Stationary curves under the Möbius-Plateau energy
Max Lipton, Gokul Nair
TL;DR
This work couples Möbius energy with a Plateau-area term to form the Möbius-Plateau energy and proves the existence of minimizers within fixed irreducible knot types for boundary curves of fixed length. It develops compactness and lower semicontinuity results, establishing convergence of minimizing sequences and the preservation of total length in the limit. The authors then analyze stationary configurations of helicoidal boundary strips, distinguishing screw-like and ribbon-like geometries; screws are plentiful while ribbons face stringent parametric constraints, including high frequency and near-axis confinement. Numerical and analytical exploration of the Euler–Lagrange equations yields explicit stationary screws and tight conditions for ribbons, illustrating rich interactions between boundary self-repulsion and spanning-surface tension.

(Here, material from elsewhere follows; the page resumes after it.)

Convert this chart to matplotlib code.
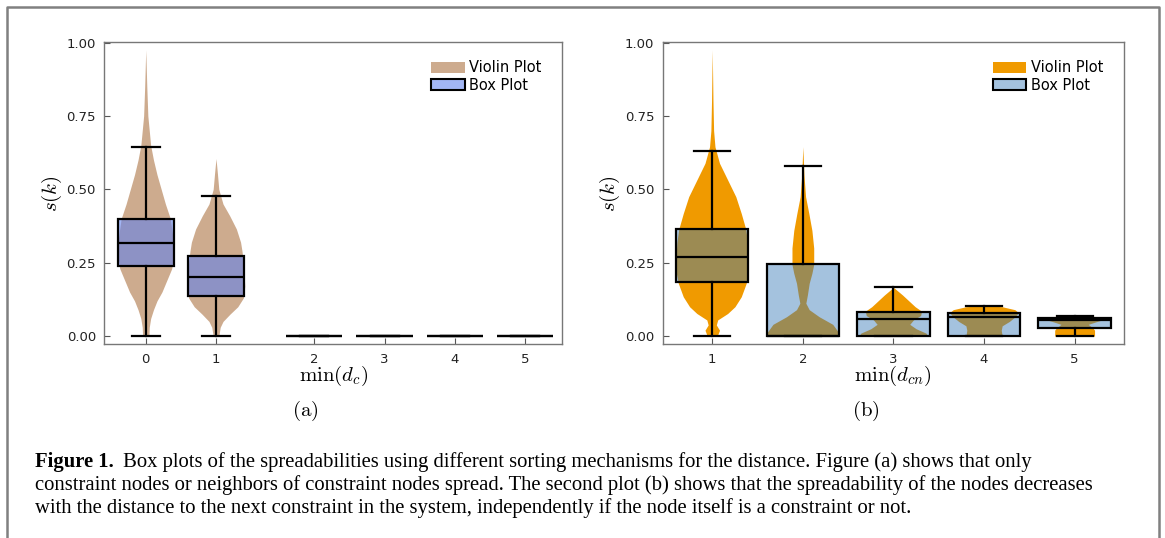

The results provide a rigorous variational framework for self-avoiding boundary problems and offer insight into the structure of minimizers in Möbius-Plateau-type energies.
Abstract
Plateau problems with elastic boundary energies have been of recent theoretical and applied interest. However, strong assumptions have to be made to avoid self-intersections of the boundary curve during energy minimization. We introduce a class of Plateau problems for boundaries with self-repulsive energies that obviates self-contact in energy minimization problems. For the self-repulsive energy, we choose the Möbius Energy introduced by O'Hara due to its myriad regularity properties shown by Freedman et al. We first prove an existence theorem for this Möbius-Plateau problem in the class of closed Lipschitz curves of a given irreducible knot-type spanned by immersed discs. We then turn our attention to Möbius-Plateau variations of helicoidal strips, which are classified as "screw-like" or "ribbon-like" based on the signs of the radii of the boundary helices. By analyzing the Euler-Lagrange equations, we show that screw-like solutions are plentiful, whilst ribbon-like solutions impose strong constraints on their parameters: they must have high frequency (equivalently, low pitch), thin width in comparison to the frequency, and remain close to the axis.